* _Short problem_: Return the material word for word. Do not include the pictures.
::::
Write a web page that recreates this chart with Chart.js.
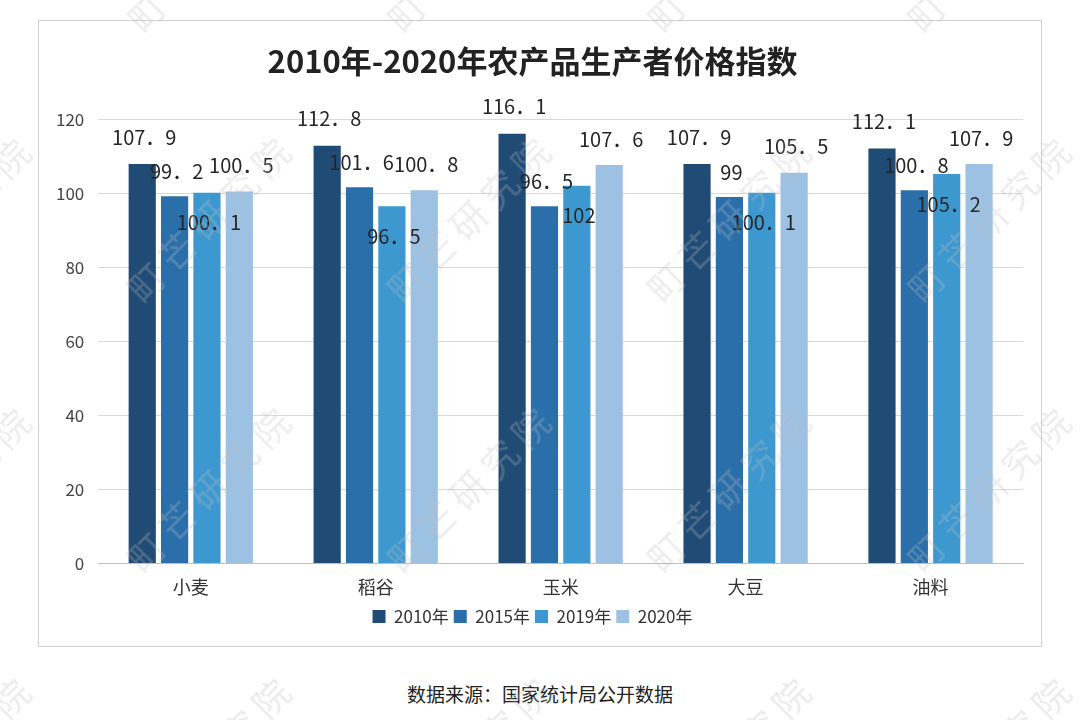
<!DOCTYPE html>
<html>
<head>
<meta charset="utf-8">
<script src="https://cdn.jsdelivr.net/npm/chart.js@4"></script>
<style>
    body { margin: 0; width: 1080px; height: 720px; background: #fff; position: relative; overflow: hidden; font-family: "Noto Sans CJK SC", sans-serif; }
    #box { position: absolute; left: 38px; top: 20px; width: 1002px; height: 625px; border: 1px solid #d0d0d0; }
    #source { position: absolute; left: 0; width: 1080px; top: 680px; text-align: center; font-size: 19px; color: #222; }
    .wm { position: absolute; font-size: 36px; color: rgba(190, 190, 190, 0.28); transform: rotate(-45deg); white-space: nowrap; letter-spacing: 8px; pointer-events: none; }
</style>
</head>
<body>
<div id="box"><canvas id="priceChart" width="1002" height="625"></canvas></div>
<div id="source">数据来源：国家统计局公开数据</div>
<div id="marks"></div>
<script>
// Chart data
const categories = ['小麦', '稻谷', '玉米', '大豆', '油料'];
const years = ['2010年', '2015年', '2019年', '2020年'];
const values2010 = [107.9, 112.8, 116.1, 107.9, 112.1];
const values2015 = [99.2, 101.6, 96.5, 99, 100.8];
const values2019 = [100.1, 96.5, 102, 100.1, 105.2];
const values2020 = [100.5, 100.8, 107.6, 105.5, 107.9];
const yTicks = [0, 20, 40, 60, 80, 100, 120];

const colors = ['#1f4b75', '#2b6faa', '#3d98cf', '#9dc1e3'];
// label shift from bar top (2019 labels sit inside the bar)
const labelShift = [-27, -25, 30, -26];

// Watermark
const marks = document.getElementById('marks');
for (let j = -1; j <= 2; j++) {
    for (let i = -1; i <= 4; i++) {
        const d = document.createElement('div');
        d.className = 'wm';
        d.textContent = '町芒研究院';
        d.style.left = (220 + 260 * i - 120) + 'px';
        d.style.top = (215 + 270 * j - 25) + 'px';
        marks.appendChild(d);
    }
}

// Value labels on top of the bars
const valueLabels = {
    id: 'valueLabels',
    afterDatasetsDraw(chart) {
        const ctx = chart.ctx;
        ctx.save();
        ctx.font = '20px "Noto Sans CJK SC"';
        ctx.fillStyle = '#262626';
        ctx.textAlign = 'center';
        ctx.textBaseline = 'middle';
        chart.data.datasets.forEach((ds, di) => {
            chart.getDatasetMeta(di).data.forEach((bar, i) => {
                const txt = String(ds.data[i]).replace('.', '．');
                ctx.fillText(txt, bar.x + 2, bar.y + labelShift[di]);
            });
        });
        ctx.restore();
    }
};

const priceCtx = document.getElementById('priceChart').getContext('2d');
new Chart(priceCtx, {
    type: 'bar',
    data: {
        labels: categories,
        datasets: [values2010, values2015, values2019, values2020].map((d, i) => ({
            label: years[i],
            data: d,
            backgroundColor: colors[i],
            categoryPercentage: 0.7,
            barPercentage: 0.84
        }))
    },
    options: {
        responsive: false,
        animation: false,
        layout: { padding: { left: 3, right: 18, bottom: 11 } },
        plugins: {
            title: {
                display: true,
                text: '2010年-2020年农产品生产者价格指数',
                color: '#222',
                font: { family: '"Noto Sans CJK SC"', size: 31, weight: 'bold' },
                padding: { top: 22, bottom: 39 }
            },
            legend: {
                position: 'bottom',
                labels: {
                    boxWidth: 13,
                    boxHeight: 13,
                    padding: 5,
                    color: '#333',
                    font: { family: '"Noto Sans CJK SC"', size: 17 }
                }
            },
            tooltip: { enabled: false }
        },
        scales: {
            x: {
                grid: { display: false },
                border: { color: '#bfbfbf' },
                ticks: { color: '#333', font: { family: '"Noto Sans CJK SC"', size: 18 }, padding: 5 }
            },
            y: {
                min: 0,
                max: 120,
                afterBuildTicks(axis) { axis.ticks = yTicks.map(v => ({ value: v })); },
                grid: { color: '#d9d9d9', drawTicks: false },
                border: { display: false },
                ticks: { color: '#444', font: { family: '"Noto Sans CJK SC"', size: 17 }, padding: 14 }
            }
        }
    },
    plugins: [valueLabels]
});
</script>
</body>
</html>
::::
* _Answer_:
Write a web page that recreates this chart with Chart.js.
<!DOCTYPE html>
<html>
<head>
<meta charset="utf-8">
<script src="https://cdn.jsdelivr.net/npm/chart.js@4"></script>
<style>
    body { margin: 0; width: 1080px; height: 720px; background: #fff; position: relative; overflow: hidden; font-family: "Noto Sans CJK SC", sans-serif; }
    #box { position: absolute; left: 38px; top: 20px; width: 1002px; height: 625px; border: 1px solid #d0d0d0; }
    #source { position: absolute; left: 0; width: 1080px; top: 680px; text-align: center; font-size: 19px; color: #222; }
    .wm { position: absolute; font-size: 36px; color: rgba(190, 190, 190, 0.28); transform: rotate(-45deg); white-space: nowrap; letter-spacing: 8px; pointer-events: none; }
</style>
</head>
<body>
<div id="box"><canvas id="priceChart" width="1002" height="625"></canvas></div>
<div id="source">数据来源：国家统计局公开数据</div>
<div id="marks"></div>
<script>
// Chart data
const categories = ['小麦', '稻谷', '玉米', '大豆', '油料'];
const years = ['2010年', '2015年', '2019年', '2020年'];
const values2010 = [107.9, 112.8, 116.1, 107.9, 112.1];
const values2015 = [99.2, 101.6, 96.5, 99, 100.8];
const values2019 = [100.1, 96.5, 102, 100.1, 105.2];
const values2020 = [100.5, 100.8, 107.6, 105.5, 107.9];
const yTicks = [0, 20, 40, 60, 80, 100, 120];

const colors = ['#1f4b75', '#2b6faa', '#3d98cf', '#9dc1e3'];
// label shift from bar top (2019 labels sit inside the bar)
const labelShift = [-27, -25, 30, -26];

// Watermark
const marks = document.getElementById('marks');
for (let j = -1; j <= 2; j++) {
    for (let i = -1; i <= 4; i++) {
        const d = document.createElement('div');
        d.className = 'wm';
        d.textContent = '町芒研究院';
        d.style.left = (220 + 260 * i - 120) + 'px';
        d.style.top = (215 + 270 * j - 25) + 'px';
        marks.appendChild(d);
    }
}

// Value labels on top of the bars
const valueLabels = {
    id: 'valueLabels',
    afterDatasetsDraw(chart) {
        const ctx = chart.ctx;
        ctx.save();
        ctx.font = '20px "Noto Sans CJK SC"';
        ctx.fillStyle = '#262626';
        ctx.textAlign = 'center';
        ctx.textBaseline = 'middle';
        chart.data.datasets.forEach((ds, di) => {
            chart.getDatasetMeta(di).data.forEach((bar, i) => {
                const txt = String(ds.data[i]).replace('.', '．');
                ctx.fillText(txt, bar.x + 2, bar.y + labelShift[di]);
            });
        });
        ctx.restore();
    }
};

const priceCtx = document.getElementById('priceChart').getContext('2d');
new Chart(priceCtx, {
    type: 'bar',
    data: {
        labels: categories,
        datasets: [values2010, values2015, values2019, values2020].map((d, i) => ({
            label: years[i],
            data: d,
            backgroundColor: colors[i],
            categoryPercentage: 0.7,
            barPercentage: 0.84
        }))
    },
    options: {
        responsive: false,
        animation: false,
        layout: { padding: { left: 3, right: 18, bottom: 11 } },
        plugins: {
            title: {
                display: true,
                text: '2010年-2020年农产品生产者价格指数',
                color: '#222',
                font: { family: '"Noto Sans CJK SC"', size: 31, weight: 'bold' },
                padding: { top: 22, bottom: 39 }
            },
            legend: {
                position: 'bottom',
                labels: {
                    boxWidth: 13,
                    boxHeight: 13,
                    padding: 5,
                    color: '#333',
                    font: { family: '"Noto Sans CJK SC"', size: 17 }
                }
            },
            tooltip: { enabled: false }
        },
        scales: {
            x: {
                grid: { display: false },
                border: { color: '#bfbfbf' },
                ticks: { color: '#333', font: { family: '"Noto Sans CJK SC"', size: 18 }, padding: 5 }
            },
            y: {
                min: 0,
                max: 120,
                afterBuildTicks(axis) { axis.ticks = yTicks.map(v => ({ value: v })); },
                grid: { color: '#d9d9d9', drawTicks: false },
                border: { display: false },
                ticks: { color: '#444', font: { family: '"Noto Sans CJK SC"', size: 17 }, padding: 14 }
            }
        }
    },
    plugins: [valueLabels]
});
</script>
</body>
</html>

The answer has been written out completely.